Data segment>
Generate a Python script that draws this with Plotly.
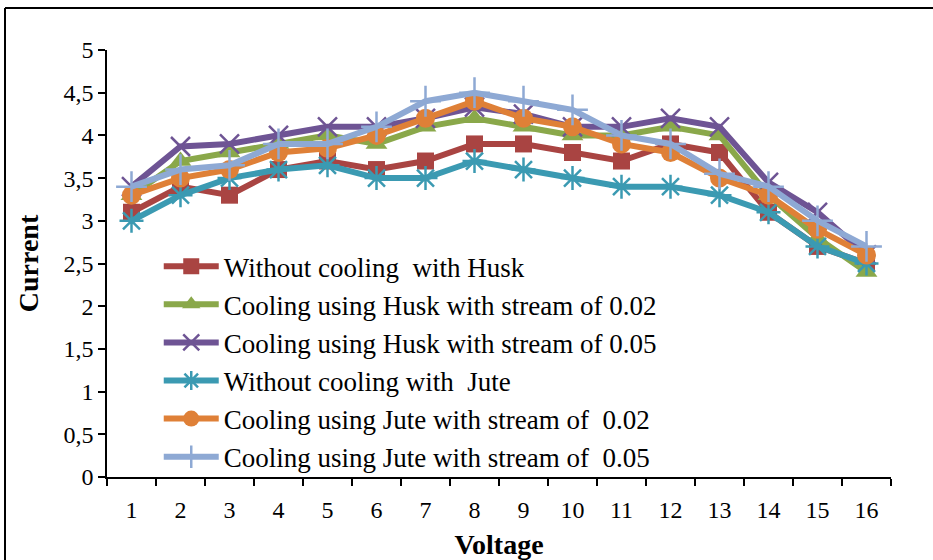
import plotly.graph_objects as go

# Voltage steps (category axis)
voltage = [str(v) for v in range(1, 17)]

# Measured current for each configuration
without_cooling_husk = [3.1, 3.4, 3.3, 3.6, 3.7, 3.6, 3.7, 3.9, 3.9, 3.8, 3.7, 3.9, 3.8, 3.1, 2.7, 2.5]
husk_stream_002 = [3.3, 3.7, 3.8, 3.9, 4.0, 3.9, 4.1, 4.2, 4.1, 4.0, 4.0, 4.1, 4.0, 3.3, 2.8, 2.4]
husk_stream_005 = [3.4, 3.87, 3.9, 4.0, 4.1, 4.1, 4.2, 4.33, 4.25, 4.1, 4.1, 4.2, 4.1, 3.45, 3.1, 2.6]
without_cooling_jute = [3.0, 3.3, 3.5, 3.6, 3.65, 3.5, 3.5, 3.7, 3.6, 3.5, 3.4, 3.4, 3.3, 3.1, 2.7, 2.5]
jute_stream_002 = [3.3, 3.5, 3.6, 3.8, 3.85, 4.0, 4.2, 4.4, 4.2, 4.1, 3.9, 3.8, 3.5, 3.3, 2.9, 2.6]
jute_stream_005 = [3.4, 3.6, 3.65, 3.9, 3.9, 4.1, 4.4, 4.5, 4.4, 4.3, 4.0, 3.9, 3.55, 3.4, 3.0, 2.7]

y_tickvals = [0, 0.5, 1, 1.5, 2, 2.5, 3, 3.5, 4, 4.5, 5]
y_ticktext = ["0", "0,5", "1", "1,5", "2", "2,5", "3", "3,5", "4", "4,5", "5"]

NB = "\u00a0"
series = [
    ("Without cooling" + NB + " with Husk", without_cooling_husk, "#A94442",
     dict(symbol="square", size=17)),
    ("Cooling using Husk with stream of 0.02", husk_stream_002, "#8AA84A",
     dict(symbol="triangle-up", size=19)),
    ("Cooling using Husk with stream of 0.05", husk_stream_005, "#6E5494",
     dict(symbol="x-thin-open", size=19, line=dict(width=2.5, color="#6E5494"))),
    ("Without cooling with" + NB + " Jute", without_cooling_jute, "#3B9AB2",
     dict(symbol="asterisk-open", size=20, line=dict(width=2.5, color="#3B9AB2"))),
    ("Cooling using Jute with stream of" + NB + " 0.02", jute_stream_002, "#DF8037",
     dict(symbol="circle", size=19)),
    ("Cooling using Jute with stream of" + NB + " 0.05", jute_stream_005, "#8EA9D4",
     dict(symbol="cross-thin-open", size=22, line=dict(width=2.5, color="#8EA9D4"))),
]

fig = go.Figure()
for i, (name, vals, color, marker) in enumerate(series):
    fig.add_trace(go.Scatter(
        x=voltage, y=vals, name=name, mode="lines+markers",
        line=dict(color=color, width=6),
        marker=dict(color=color, **marker),
        legendgroup=f"g{i}",
    ))

FONT = "Liberation Serif"
L, R, T, B = 107, 42, 50, 83
W, H = 933, 560
pw, ph = W - L - R, H - T - B

# Frame: only the top and left edges fall inside the page
fx0 = (5 - L) / pw
fy1 = (H - B - 8) / ph
fx1 = (W - L) / pw
frame = [
    dict(type="line", xref="paper", yref="paper", x0=fx0, x1=fx1, y0=fy1, y1=fy1,
         line=dict(color="black", width=2), layer="below"),
    dict(type="line", xref="paper", yref="paper", x0=fx0, x1=fx0, y0=-0.5, y1=fy1,
         line=dict(color="black", width=2), layer="below"),
]

fig.update_layout(
    width=W, height=H,
    margin=dict(l=L, r=R, t=T, b=B),
    paper_bgcolor="white", plot_bgcolor="white",
    font=dict(family=FONT, color="black", size=24),
    showlegend=True,
    legend=dict(
        x=0.066, y=0.55, xanchor="left", yanchor="top",
        bgcolor="rgba(0,0,0,0)", font=dict(family=FONT, size=27, color="black"),
        tracegroupgap=0, itemwidth=55,
    ),
    xaxis=dict(
        type="category", tickson="boundaries", range=[-0.5, 15.5], automargin=False,
        showline=True, linecolor="black", linewidth=1.5,
        ticks="outside", ticklen=7, tickcolor="black", tickwidth=1.5,
        showgrid=False, zeroline=False,
        tickfont=dict(family=FONT, size=24),
        ticklabelstandoff=10,
        title=dict(text="<b>Voltage</b>", font=dict(family=FONT, size=28), standoff=13),
    ),
    yaxis=dict(
        range=[0, 5], tickvals=y_tickvals, ticktext=y_ticktext, automargin=False,
        showline=True, linecolor="black", linewidth=1.5,
        ticks="outside", ticklen=7, tickcolor="black", tickwidth=1.5,
        showgrid=False, zeroline=False,
        tickfont=dict(family=FONT, size=24),
        title=dict(text="<b>Current</b>", font=dict(family=FONT, size=28), standoff=17),
    ),
    shapes=frame,
)

fig.write_html(
    "out.html",
    post_script="document.documentElement.style.overflow='hidden';"
                "document.body.style.margin='0';document.body.style.overflow='hidden';",
)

The task>
Could you repeat all of the material exactly? Pictures should not be copied.

Reply>
Generate a Python script that draws this with Plotly.
import plotly.graph_objects as go

# Voltage steps (category axis)
voltage = [str(v) for v in range(1, 17)]

# Measured current for each configuration
without_cooling_husk = [3.1, 3.4, 3.3, 3.6, 3.7, 3.6, 3.7, 3.9, 3.9, 3.8, 3.7, 3.9, 3.8, 3.1, 2.7, 2.5]
husk_stream_002 = [3.3, 3.7, 3.8, 3.9, 4.0, 3.9, 4.1, 4.2, 4.1, 4.0, 4.0, 4.1, 4.0, 3.3, 2.8, 2.4]
husk_stream_005 = [3.4, 3.87, 3.9, 4.0, 4.1, 4.1, 4.2, 4.33, 4.25, 4.1, 4.1, 4.2, 4.1, 3.45, 3.1, 2.6]
without_cooling_jute = [3.0, 3.3, 3.5, 3.6, 3.65, 3.5, 3.5, 3.7, 3.6, 3.5, 3.4, 3.4, 3.3, 3.1, 2.7, 2.5]
jute_stream_002 = [3.3, 3.5, 3.6, 3.8, 3.85, 4.0, 4.2, 4.4, 4.2, 4.1, 3.9, 3.8, 3.5, 3.3, 2.9, 2.6]
jute_stream_005 = [3.4, 3.6, 3.65, 3.9, 3.9, 4.1, 4.4, 4.5, 4.4, 4.3, 4.0, 3.9, 3.55, 3.4, 3.0, 2.7]

y_tickvals = [0, 0.5, 1, 1.5, 2, 2.5, 3, 3.5, 4, 4.5, 5]
y_ticktext = ["0", "0,5", "1", "1,5", "2", "2,5", "3", "3,5", "4", "4,5", "5"]

NB = "\u00a0"
series = [
    ("Without cooling" + NB + " with Husk", without_cooling_husk, "#A94442",
     dict(symbol="square", size=17)),
    ("Cooling using Husk with stream of 0.02", husk_stream_002, "#8AA84A",
     dict(symbol="triangle-up", size=19)),
    ("Cooling using Husk with stream of 0.05", husk_stream_005, "#6E5494",
     dict(symbol="x-thin-open", size=19, line=dict(width=2.5, color="#6E5494"))),
    ("Without cooling with" + NB + " Jute", without_cooling_jute, "#3B9AB2",
     dict(symbol="asterisk-open", size=20, line=dict(width=2.5, color="#3B9AB2"))),
    ("Cooling using Jute with stream of" + NB + " 0.02", jute_stream_002, "#DF8037",
     dict(symbol="circle", size=19)),
    ("Cooling using Jute with stream of" + NB + " 0.05", jute_stream_005, "#8EA9D4",
     dict(symbol="cross-thin-open", size=22, line=dict(width=2.5, color="#8EA9D4"))),
]

fig = go.Figure()
for i, (name, vals, color, marker) in enumerate(series):
    fig.add_trace(go.Scatter(
        x=voltage, y=vals, name=name, mode="lines+markers",
        line=dict(color=color, width=6),
        marker=dict(color=color, **marker),
        legendgroup=f"g{i}",
    ))

FONT = "Liberation Serif"
L, R, T, B = 107, 42, 50, 83
W, H = 933, 560
pw, ph = W - L - R, H - T - B

# Frame: only the top and left edges fall inside the page
fx0 = (5 - L) / pw
fy1 = (H - B - 8) / ph
fx1 = (W - L) / pw
frame = [
    dict(type="line", xref="paper", yref="paper", x0=fx0, x1=fx1, y0=fy1, y1=fy1,
         line=dict(color="black", width=2), layer="below"),
    dict(type="line", xref="paper", yref="paper", x0=fx0, x1=fx0, y0=-0.5, y1=fy1,
         line=dict(color="black", width=2), layer="below"),
]

fig.update_layout(
    width=W, height=H,
    margin=dict(l=L, r=R, t=T, b=B),
    paper_bgcolor="white", plot_bgcolor="white",
    font=dict(family=FONT, color="black", size=24),
    showlegend=True,
    legend=dict(
        x=0.066, y=0.55, xanchor="left", yanchor="top",
        bgcolor="rgba(0,0,0,0)", font=dict(family=FONT, size=27, color="black"),
        tracegroupgap=0, itemwidth=55,
    ),
    xaxis=dict(
        type="category", tickson="boundaries", range=[-0.5, 15.5], automargin=False,
        showline=True, linecolor="black", linewidth=1.5,
        ticks="outside", ticklen=7, tickcolor="black", tickwidth=1.5,
        showgrid=False, zeroline=False,
        tickfont=dict(family=FONT, size=24),
        ticklabelstandoff=10,
        title=dict(text="<b>Voltage</b>", font=dict(family=FONT, size=28), standoff=13),
    ),
    yaxis=dict(
        range=[0, 5], tickvals=y_tickvals, ticktext=y_ticktext, automargin=False,
        showline=True, linecolor="black", linewidth=1.5,
        ticks="outside", ticklen=7, tickcolor="black", tickwidth=1.5,
        showgrid=False, zeroline=False,
        tickfont=dict(family=FONT, size=24),
        title=dict(text="<b>Current</b>", font=dict(family=FONT, size=28), standoff=17),
    ),
    shapes=frame,
)

fig.write_html(
    "out.html",
    post_script="document.documentElement.style.overflow='hidden';"
                "document.body.style.margin='0';document.body.style.overflow='hidden';",
)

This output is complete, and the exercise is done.